LOUISVILLE, Ky. (WDRB) – Jefferson County Public Schools is preparing to welcome more than 96,000 students into physical and virtual classrooms Wednesday as the 2021-22 school year begins.

After a school year remembered for virtual learning and hybrid scheduling during the COVID-19 pandemic, the upcoming academic term will feel more normal with students back in classes five days per week.

But with escalating caseloads locally and across the country driven by the more infectious delta variant, COVID-19 mitigation efforts like universal masking, contact tracing and social distancing will remain in JCPS schools.

“It will be more normal than last year, but still, obviously, we're going to be dealing with mitigation of COVID for the better part of, maybe the entire year,” Superintendent Marty Pollio said Tuesday. “We don’t know, but we’ve got to adjust and be ready.”

JCPS was among the first school districts in Kentucky to adopt a universal masking policy for the upcoming school year, and others have reconsidered their policies on face coverings as the COVID-19 delta variant continues to spread across the state and infections and exposures force students and staff into quarantine.

Warren County Public Schools instituted a temporary masking requirement after about 700 students and staff were quarantined days after classes began there, according to reports Tuesday. At nearby Greater Clark County Schools in Indiana, more than 1,000 students were completing mandatory 14-day quarantines because of exposures and the school system implemented a new masking policy for everyone inside schools.

“We believe it’s the safest and healthiest option,” Pollio said of the Jefferson County Board of Education’s decision to follow his masking recommendation.

JCPS will have nurses to help with contact tracing and rapid COVID-19 testing at schools for students who show symptoms and whose families consent to testing, said Dr. Eva Stone, the district’s health services manager. Families will be notified of any positive cases in schools, and unvaccinated students will need to quarantine if they come within 3 feet of anyone with COVID-19 for more than 15 minutes even if they’re wearing masks, she said.

“Masking and social distancing, when possible, will significantly reduce the number of students and staff who are considered close contacts when there’s a case of COVID-19, and therefore that will help reduce those that need to quarantine,” Stone said.

Masks will be required on all buses and JCPS transportation. If students do not have a mask one will be provided. Hand sanitizer will also be available.

The district was able to retain about 80 percent of the drivers from last year. While it is expected most of the buses will be full – each student will have a specific place to sit during each ride.

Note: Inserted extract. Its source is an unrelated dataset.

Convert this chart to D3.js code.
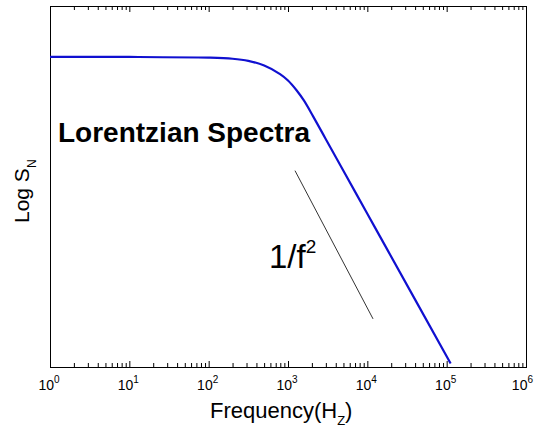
<!DOCTYPE html>
<html><head><meta charset="utf-8">
<script src="https://cdn.jsdelivr.net/npm/d3@7"></script>
<style>
body{margin:0;background:#fff;}
text{font-family:"Liberation Sans",Arial,sans-serif;fill:#000;}
</style></head>
<body><svg id="c" width="534" height="428"></svg>
<script>
// Data
const freqs = [1, 10, 100, 200, 316, 501, 794, 1000, 1288, 1585, 2065, 2951, 5012, 10000, 17783, 112200];
const logS  = [0, 0, -0.01, -0.025, -0.055, -0.12, -0.24, -0.33, -0.47, -0.61, -0.83, -1.14, -1.6, -2.2, -2.7, -4.3];
const refFreqs = [1225, 11800];
const refLogS  = [-1.595, -3.675];
const majorTicks = [1, 10, 100, 1000, 10000, 100000, 1000000];
const tickExponents = ["0", "1", "2", "3", "4", "5", "6"];
const xDomain = [1, 1e6];
const yDomain = [-4.35, 0.715];

const svg = d3.select("#c");
const L = 50, R = 526, T = 6, B = 367;
const x = d3.scaleLog().domain(xDomain).range([L, R]);
const y = d3.scaleLinear().domain(yDomain).range([B, T]);

const minorTicks = [];
for (let d = 0; d < 6; d++) for (let k = 2; k <= 9; k++) minorTicks.push(k * Math.pow(10, d));

function styleAxis(g){ g.select(".domain").remove(); g.selectAll("line").attr("stroke","#000").attr("stroke-width",1); g.selectAll("text").remove(); }

svg.append("g").attr("transform",`translate(0,${B})`)
  .call(d3.axisBottom(x).tickValues(majorTicks).tickSize(-6).tickFormat("")).call(styleAxis);
svg.append("g").attr("transform",`translate(0,${B})`)
  .call(d3.axisBottom(x).tickValues(minorTicks).tickSize(-4).tickFormat("")).call(styleAxis);
svg.append("g").attr("transform",`translate(0,${T})`)
  .call(d3.axisTop(x).tickValues(majorTicks).tickSize(-6).tickFormat("")).call(styleAxis);
svg.append("g").attr("transform",`translate(0,${T})`)
  .call(d3.axisTop(x).tickValues(minorTicks).tickSize(-4).tickFormat("")).call(styleAxis);

// tick labels
majorTicks.forEach((v,i)=>{
  const last = i === majorTicks.length - 1;
  const t = svg.append("text").attr("x", last ? 533 : x(v)-1).attr("y", 390)
    .attr("text-anchor", last ? "end" : "middle").style("font-size","14px");
  t.append("tspan").text("10");
  t.append("tspan").text(tickExponents[i]).attr("dy",-7).style("font-size","10px");
});

// frame
svg.append("rect").attr("x",L+0.5).attr("y",T+0.5).attr("width",R-L).attr("height",B-T)
  .attr("fill","none").attr("stroke","#000").attr("stroke-width",1);

// clip
svg.append("clipPath").attr("id","clip").append("rect").attr("x",L).attr("y",T).attr("width",R-L+1).attr("height",B-T+1);

const pts = freqs.map((f,i)=>[f, logS[i]]);
svg.append("path").datum(pts).attr("clip-path","url(#clip)")
  .attr("fill","none").attr("stroke","#1010d0").attr("stroke-width",2.2)
  .attr("d", d3.line().x(d=>x(d[0])).y(d=>y(d[1])).curve(d3.curveCatmullRom.alpha(0.5)));

const rpts = refFreqs.map((f,i)=>[f, refLogS[i]]);
svg.append("path").datum(rpts).attr("fill","none").attr("stroke","#333").attr("stroke-width",1)
  .attr("d", d3.line().x(d=>x(d[0])).y(d=>y(d[1])));

// annotations
svg.append("text").attr("x",58).attr("y",142).style("font-size","28px").style("font-weight","bold").text("Lorentzian Spectra");
const f2 = svg.append("text").attr("x",269).attr("y",268).style("font-size","33px");
f2.append("tspan").text("1/f");
f2.append("tspan").text("2").attr("dy",-15).style("font-size","19px");

// axis titles
const xt = svg.append("text").attr("x",210).attr("y",418).style("font-size","22px");
xt.append("tspan").text("Frequency(H");
xt.append("tspan").text("Z").attr("dy",7).style("font-size","13px");
xt.append("tspan").text(")").attr("dy",-7);

const yt = svg.append("text").attr("transform","translate(29,223) rotate(-90)").style("font-size","21px");
yt.append("tspan").text("Log S");
yt.append("tspan").text("N").attr("dy",7).style("font-size","12px");
</script></body></html>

"The assigned seats are very important obviously for contact tracing if we do have a positive case but this is the reality of sending all of our students back to school and having 60,000 that we are transporting both ways each and every day," Pollio said.

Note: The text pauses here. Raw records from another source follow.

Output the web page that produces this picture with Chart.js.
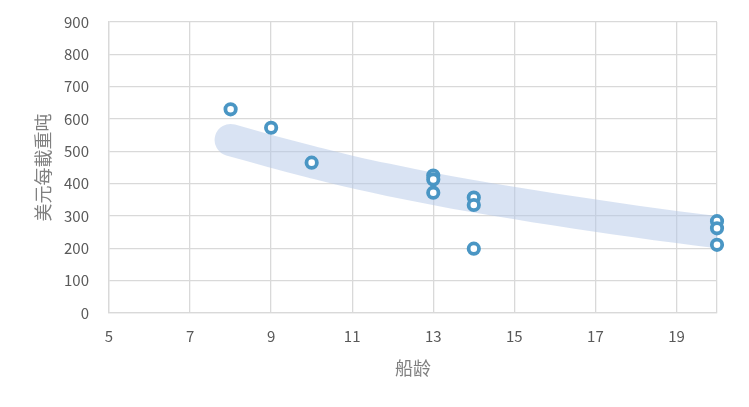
<!DOCTYPE html>
<html>
<head>
<meta charset="utf-8">
<script src="https://cdn.jsdelivr.net/npm/chart.js@4"></script>
<style>
  html, body { margin: 0; padding: 0; background: #fff; }
  #wrap { width: 749px; height: 407px; }
</style>
</head>
<body>
<div id="wrap"><canvas id="shipChart" width="749" height="407"></canvas></div>
<script>
// ship age (years) vs USD per DWT
const shipAge = [8, 9, 10, 13, 13, 13, 14, 14, 14, 20, 20, 20];
const usdPerDwt = [630, 573, 465, 425, 413, 372, 357, 334, 199, 284, 262, 211];

// trend band
const trendAge = [8, 9, 10, 11, 12, 13, 14, 15, 16, 17, 18, 19, 20];
const trendValue = [535, 500, 467, 436, 409, 384, 361, 340, 320, 301, 283, 266, 250];

const xTicks = [5, 7, 9, 11, 13, 15, 17, 19];

const tickFont = { family: "'Noto Sans CJK SC', 'Noto Sans', sans-serif", size: 15, lineHeight: 1 };
const titleFont = { family: "'Noto Sans CJK SC', sans-serif", size: 18 };

const ctx = document.getElementById("shipChart").getContext("2d");

new Chart(ctx, {
  type: "scatter",
  data: {
    datasets: [
      {
        type: "line",
        label: "trend",
        data: trendAge.map((x, i) => ({ x: x, y: trendValue[i] })),
        borderColor: "rgba(180, 199, 231, 0.5)",
        borderWidth: 32,
        borderCapStyle: "round",
        borderJoinStyle: "round",
        pointRadius: 0,
        tension: 0.4,
        fill: false,
        clip: 0,
        order: 2
      },
      {
        label: "points",
        data: shipAge.map((x, i) => ({ x: x, y: usdPerDwt[i] })),
        backgroundColor: "#ffffff",
        borderColor: "#4a96c4",
        borderWidth: 3.8,
        pointRadius: 5.2,
        pointHoverRadius: 5.2,
        clip: false,
        order: 1
      }
    ]
  },
  options: {
    responsive: false,
    animation: false,
    layout: { padding: { left: 0, right: 32, top: 22, bottom: 0 } },
    plugins: {
      legend: { display: false },
      tooltip: { enabled: false }
    },
    scales: {
      x: {
        type: "linear",
        min: 5,
        max: 20,
        afterBuildTicks: (scale) => {
          scale.ticks = xTicks.concat([20]).map(v => ({ value: v }));
        },
        ticks: {
          color: "#595959",
          font: tickFont,
          padding: 16,
          maxRotation: 0,
          callback: (v) => (xTicks.includes(v) ? String(v) : "")
        },
        grid: { color: "#d9d9d9", lineWidth: 1.3, drawTicks: false },
        border: { color: "#d9d9d9", width: 1.3 },
        title: {
          display: true,
          text: "船龄",
          color: "#808080",
          font: titleFont,
          padding: { top: 0, bottom: 28 }
        },
        afterFit: (scale) => { scale.height = 94; }
      },
      y: {
        min: 0,
        max: 900,
        ticks: {
          stepSize: 100,
          color: "#595959",
          font: tickFont,
          padding: 20
        },
        grid: { color: "#d9d9d9", lineWidth: 1.3, drawTicks: false },
        border: { color: "#d9d9d9", width: 1.3 },
        title: {
          display: true,
          text: "美元每載重吨",
          color: "#808080",
          font: titleFont,
          padding: { top: 32, bottom: 0 }
        },
        afterFit: (scale) => {
          scale.width = 109;
          scale.paddingTop = 0;
          scale.paddingBottom = 0;
        }
      }
    }
  }
});
</script>
</body>
</html>
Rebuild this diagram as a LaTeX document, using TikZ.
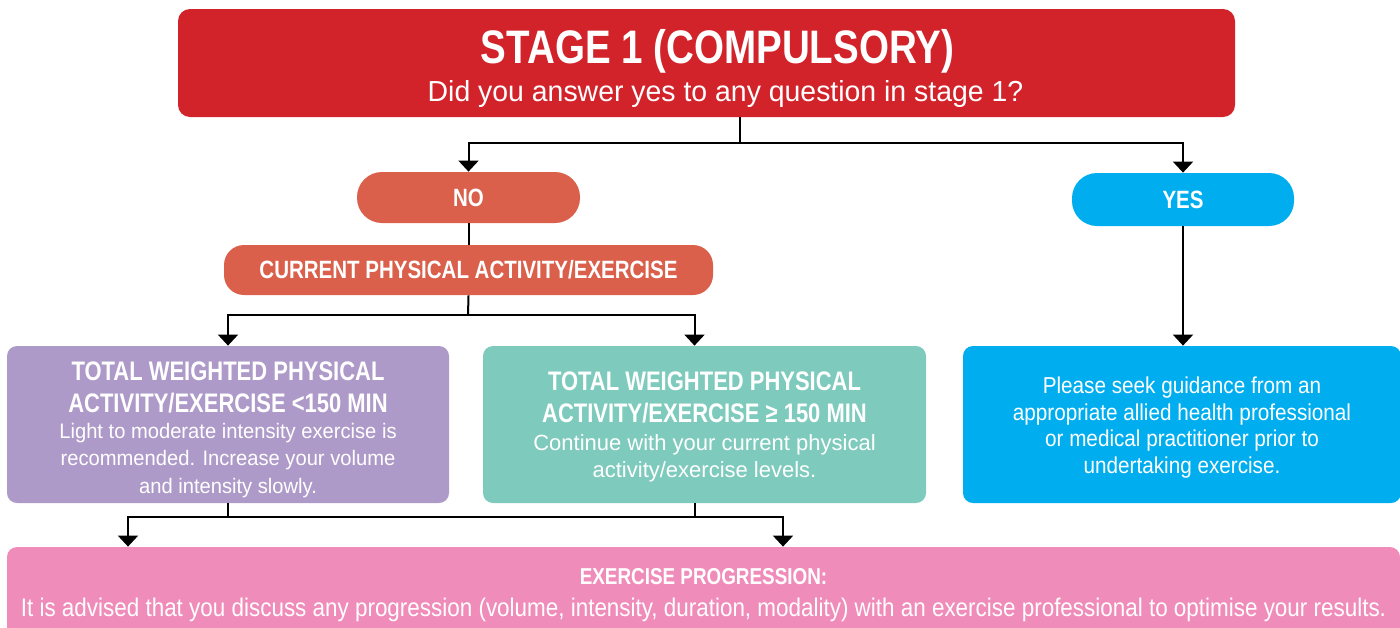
\documentclass[tikz,border=0pt]{standalone}
\usepackage{fontspec}
\setmainfont{Liberation Sans}[FakeStretch=0.96,BoldFeatures={FakeStretch=0.82}]
\newfontfamily\askfont{Liberation Sans}[FakeStretch=0.98]
\newfontfamily\seekfont{Liberation Sans}[FakeStretch=0.90]
\newfontfamily\plainfont{Liberation Sans}
\newfontfamily\progfont{Liberation Sans}[FakeStretch=0.88]
\usetikzlibrary{arrows.meta}
\definecolor{stagered}{HTML}{D2232A}
\definecolor{nored}{HTML}{DA604B}
\definecolor{yesblue}{HTML}{00AEEF}
\definecolor{lowpurple}{HTML}{AE9AC9}
\definecolor{highteal}{HTML}{7ECBBE}
\definecolor{progpink}{HTML}{F08CBA}
\newcommand\boxhead{\fontsize{13.4}{16}\selectfont\bfseries}
\newcommand\boxbody{\fontsize{10.5}{13.75}\selectfont}
\begin{document}
\begin{tikzpicture}[x=0.5pt,y=-0.5pt,
  box/.style={rounded corners=5pt, text=white, align=center, inner sep=0pt},
  pill/.style={box, rounded corners=12.5pt, font=\fontsize{12.5}{15}\selectfont\bfseries},
  link/.style={line width=1pt},
  arr/.style={line width=1pt, -{Triangle[width=10pt,length=5.5pt]}},
  arrs/.style={line width=1pt, {Triangle[width=10pt,length=5.5pt]}-{Triangle[width=10pt,length=5.5pt]}}]
\clip (0,0) rectangle (1400,627);
%\draw[help lines] (0,0) grid[step=50] (1400,627);
\node[box, fill=stagered, rounded corners=6pt, minimum width=528.5pt, minimum height=54pt] (stage) at (706.5,63)
  {\rule{0pt}{22.5pt}\hspace*{11pt}\fontsize{23.5}{18}\selectfont\bfseries STAGE 1 (COMPULSORY)\\[3pt]
   \hspace*{19pt}\askfont\fontsize{14.5}{18}\selectfont Did you answer yes to any question in stage 1?};
\node[pill, fill=nored, minimum width=111.5pt, minimum height=25.5pt] (no) at (468.5,197.5) {NO};
\node[pill, fill=yesblue, minimum width=111pt, minimum height=26.5pt] (yes) at (1183,199.5) {YES};
\node[pill, fill=nored, rounded corners=10pt, minimum width=244.5pt, minimum height=25pt] (now) at (468.5,270)
  {CURRENT PHYSICAL ACTIVITY/EXERCISE};
\node[box, fill=lowpurple, minimum width=221pt, minimum height=78.5pt] (low) at (228,424.5)
  {\rule{0pt}{14.6pt}\boxhead TOTAL WEIGHTED PHYSICAL\\[4pt] \boxhead ACTIVITY/EXERCISE <150 MIN\\[0.75pt]
   \boxbody Light to moderate intensity exercise is\\[1.75pt] \boxbody recommended. Increase your volume\\[1.75pt]
   \boxbody and intensity slowly.};
\node[box, fill=highteal, minimum width=221.5pt, minimum height=78.5pt] (high) at (704.5,424.5)
  {\rule{0pt}{11.6pt}\boxhead TOTAL WEIGHTED PHYSICAL\\[4pt] \boxhead ACTIVITY/EXERCISE ≥ 150 MIN\\[2pt]
   \plainfont\fontsize{11}{13}\selectfont Continue with your current physical\\[1.35pt]
   \plainfont\fontsize{11}{13}\selectfont activity/exercise levels.};
\node[box, fill=yesblue, minimum width=219pt, minimum height=78.5pt] (seek) at (1182,424.5)
  {\rule{0pt}{11.4pt}\seekfont\fontsize{11.5}{13.3}\selectfont Please seek guidance from an\\[1.3pt]
   \seekfont\fontsize{11.5}{13.3}\selectfont appropriate allied health professional\\[1.3pt]
   \seekfont\fontsize{11.5}{13.3}\selectfont or medical practitioner prior to\\[1.3pt]
   \seekfont\fontsize{11.5}{13.3}\selectfont undertaking exercise.};
\node[box, fill=progpink, minimum width=696.5pt, minimum height=45pt] (prog) at (703.5,592)
  {\rule{0pt}{11.3pt}\fontsize{11.5}{16}\selectfont\bfseries EXERCISE PROGRESSION:\\[4pt]
   \progfont\fontsize{12.75}{16}\selectfont It is advised that you discuss any progression (volume, intensity, duration, modality) with an exercise professional to optimise your results.};
%
\coordinate (s1) at (740,143);
\coordinate (s2) at (468,315);
\coordinate (s3) at (128,517);
\coordinate (s4) at (783,517);
\draw[link] (stage.south -| s1) -- (s1);
\draw[arr] (s1) -| (no.north);
\draw[arr] (s1) -| (yes.north);
\draw[link] (no.south) -- (now.north);
\draw[link] (now.south) -- (s2);
\draw[arr] (s2) -| (low.north);
\draw[arr] (s2) -| ([xshift=-5pt]high.north);
\draw[arr] (yes.south) -- (yes.south |- seek.north);
\draw[link] (low.south) -- (low.south |- s3);
\draw[link] ([xshift=-5pt]high.south) -- ([xshift=-5pt]high.south |- s3);
\draw[arrs] (s3 |- prog.north) -- (s3) -- (s4) -- (s4 |- prog.north);
\end{tikzpicture}
\end{document}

COVID-19 testing will also be available for asymptomatic students and staff in the upcoming school year, which will be free for the district as part of an existing state contract, according to Renee Murphy, head of communications for JCPS. Families must provide consent for such testing, Stone said.

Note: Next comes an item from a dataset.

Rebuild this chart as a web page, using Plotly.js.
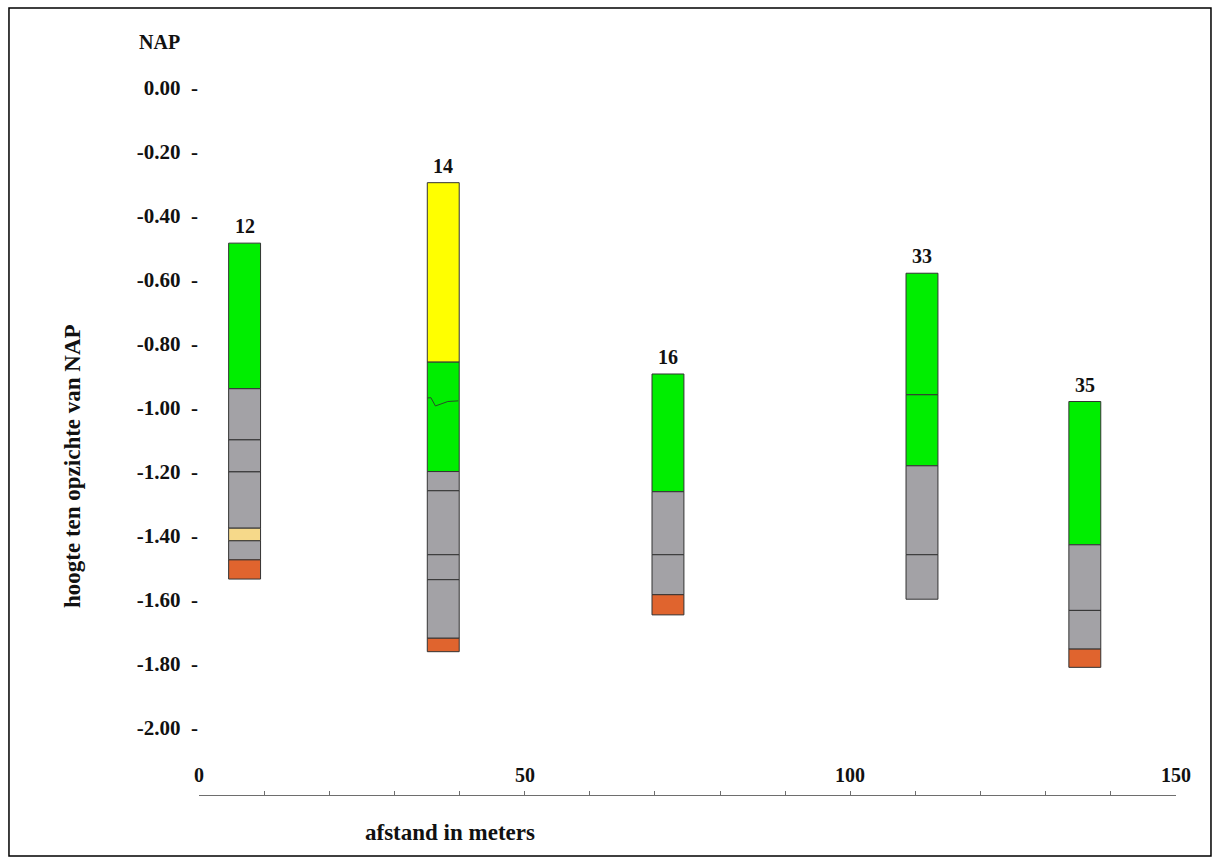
<!DOCTYPE html>
<html>
<head>
<meta charset="utf-8">
<script src="https://cdn.plot.ly/plotly-3.0.1.min.js"></script>
<style>
  html, body { margin: 0; padding: 0; background: #fff; }
  #chart { width: 1213px; height: 859px; }
</style>
</head>
<body>
<div id="chart"></div>
<script>
// ---- data ----
const colX = [7, 37.5, 72, 111, 136];               // afstand in meters
const colNames = ['12', '14', '16', '33', '35'];     // boring labels
// layer boundaries (hoogte t.o.v. NAP), top to bottom
const bounds12 = [-0.485, -0.94, -1.10, -1.20, -1.376, -1.415, -1.475, -1.535];
const bounds14 = [-0.296, -0.857, -1.199, -1.259, -1.459, -1.537, -1.72, -1.762];
const bounds16 = [-0.894, -1.262, -1.459, -1.584, -1.647];
const bounds33 = [-0.579, -0.959, -1.181, -1.459, -1.598];
const bounds35 = [-0.98, -1.428, -1.633, -1.754, -1.811];
// layer types, top to bottom
const layers12 = ['green', 'gray', 'gray', 'gray', 'lightorange', 'gray', 'orange'];
const layers14 = ['yellow', 'green', 'gray', 'gray', 'gray', 'gray', 'orange'];
const layers16 = ['green', 'gray', 'gray', 'orange'];
const layers33 = ['green', 'green', 'gray', 'gray'];
const layers35 = ['green', 'gray', 'gray', 'orange'];
// small irregular line inside boring 14
const wavyX = [35.1, 35.6, 36.3, 38.2, 39.8];
const wavyY = [-0.969, -0.968, -0.994, -0.980, -0.978];
// axis ticks
const yTickVals = [0, -0.2, -0.4, -0.6, -0.8, -1.0, -1.2, -1.4, -1.6, -1.8, -2.0];
const yTickLabels = ['0.00', '-0.20', '-0.40', '-0.60', '-0.80', '-1.00', '-1.20', '-1.40', '-1.60', '-1.80', '-2.00'];
const xTickVals = [0, 50, 100, 150];
const xTickLabels = ['0', '50', '100', '150'];

// ---- styles ----
const layerColors = {
  green: '#00ee00',
  gray: '#a3a2a6',
  yellow: '#ffff00',
  lightorange: '#f6d98a',
  orange: '#e0642e'
};
const typeOrder = ['yellow', 'green', 'gray', 'lightorange', 'orange'];
const allBounds = [bounds12, bounds14, bounds16, bounds33, bounds35];
const allLayers = [layers12, layers14, layers16, layers33, layers35];
const colWidth = 4.9;
const serif = 'Liberation Serif, Times New Roman, serif';

const traces = [];
typeOrder.forEach(function (t) {
  const xs = [], bases = [], hs = [];
  allLayers.forEach(function (lays, ci) {
    const b = allBounds[ci];
    lays.forEach(function (lt, li) {
      if (lt === t) {
        xs.push(colX[ci]);
        bases.push(b[li + 1]);
        hs.push(b[li] - b[li + 1]);
      }
    });
  });
  traces.push({
    type: 'bar', x: xs, y: hs, base: bases, width: colWidth,
    marker: { color: layerColors[t], line: { color: '#333333', width: 1 } },
    name: t, hoverinfo: 'skip', showlegend: false
  });
});
traces.push({
  type: 'scatter', mode: 'lines', x: wavyX, y: wavyY,
  line: { color: '#2a4a2a', width: 1 }, hoverinfo: 'skip', showlegend: false
});

const annotations = [];
colX.forEach(function (x, i) {
  annotations.push({
    x: x, y: allBounds[i][0], xref: 'x', yref: 'y', text: colNames[i],
    showarrow: false, xanchor: 'center', yanchor: 'bottom', yshift: 4,
    font: { family: serif, size: 20, color: '#111', weight: 'bold' }
  });
});
xTickVals.forEach(function (v, i) {
  annotations.push({
    x: v, y: 0.026, xref: 'x', yref: 'paper', text: xTickLabels[i],
    showarrow: false, xanchor: 'center', yanchor: 'middle',
    font: { family: serif, size: 20, color: '#111', weight: 'bold' }
  });
});
annotations.push({
  x: -0.0635, y: 0.9767, xref: 'paper', yref: 'paper', text: 'NAP',
  showarrow: false, xanchor: 'left', yanchor: 'middle',
  font: { family: serif, size: 20, color: '#111', weight: 'bold' }
});
annotations.push({
  x: -0.13, y: 0.4267, xref: 'paper', yref: 'paper', text: 'hoogte ten opzichte van NAP',
  showarrow: false, xanchor: 'center', yanchor: 'middle', textangle: -90,
  font: { family: serif, size: 23, color: '#111', weight: 'bold' }
});
annotations.push({
  x: 0.2569, y: -0.048, xref: 'paper', yref: 'paper', text: 'afstand in meters',
  showarrow: false, xanchor: 'center', yanchor: 'middle',
  font: { family: serif, size: 23, color: '#111', weight: 'bold' }
});

const layout = {
  width: 1213, height: 859,
  margin: { l: 199, r: 37, t: 24, b: 64, pad: 0 },
  paper_bgcolor: '#ffffff', plot_bgcolor: '#ffffff',
  barmode: 'overlay',
  showlegend: false,
  xaxis: {
    range: [0, 150], showgrid: false, zeroline: false,
    showline: true, linecolor: '#6e6e6e', linewidth: 1,
    ticks: 'inside', ticklen: 4, tickcolor: '#6e6e6e', dtick: 10, tick0: 0,
    showticklabels: false, fixedrange: true
  },
  yaxis: {
    range: [-2.21, 0.2], showgrid: false, zeroline: false, showline: false,
    ticks: '', tickvals: yTickVals,
    ticktext: yTickLabels.map(function (s) { return s + '\u00a0\u00a0-'; }),
    tickfont: { family: serif, size: 21, color: '#111', weight: 'bold' },
    fixedrange: true
  },
  annotations: annotations,
  shapes: [{
    type: 'rect', xref: 'paper', yref: 'paper',
    x0: -0.1945, x1: 1.0358, y0: -0.0791, y1: 1.0208,
    line: { color: '#000000', width: 1.5 }, fillcolor: 'rgba(0,0,0,0)', layer: 'below'
  }]
};

Plotly.newPlot('chart', traces, layout, { displayModeBar: false, staticPlot: true });
</script>
</body>
</html>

“Lots of people have COVID and don’t have symptoms, so we’d love to see at least 10% of the population in the building participating,” she said.

Students who must quarantine will have virtual platforms available for instruction while they’re isolated, Chief Academic Officer Carmen Coleman said. The district has had contact with 128 students currently in quarantine as of Tuesday, according to district spokesperson Mark Hebert.

“We will use district-based resource teachers to provide live instruction for them during the quarantine period,” Coleman said. “This way, students can still have live instruction while their teacher is leading an in-person class at school.”

JCPS is offering a virtual learning option for families in kindergarten through 12th grade, the Pathfinder School of Innovation. District teachers will be assigned to classes as teachers of record, and Florida Virtual School and Edmentum will provide instructional support, according to JCPS.

More than 2,200 students have enrolled in the digital learning platform with 200 applicants still pending, according to the district.

Records provided by JCPS show 1,207 elementary school students, 663 middle school students and 977 high school students applied for Pathfinder School of Innovation. Those records include duplicates and families who later rescinded their applications.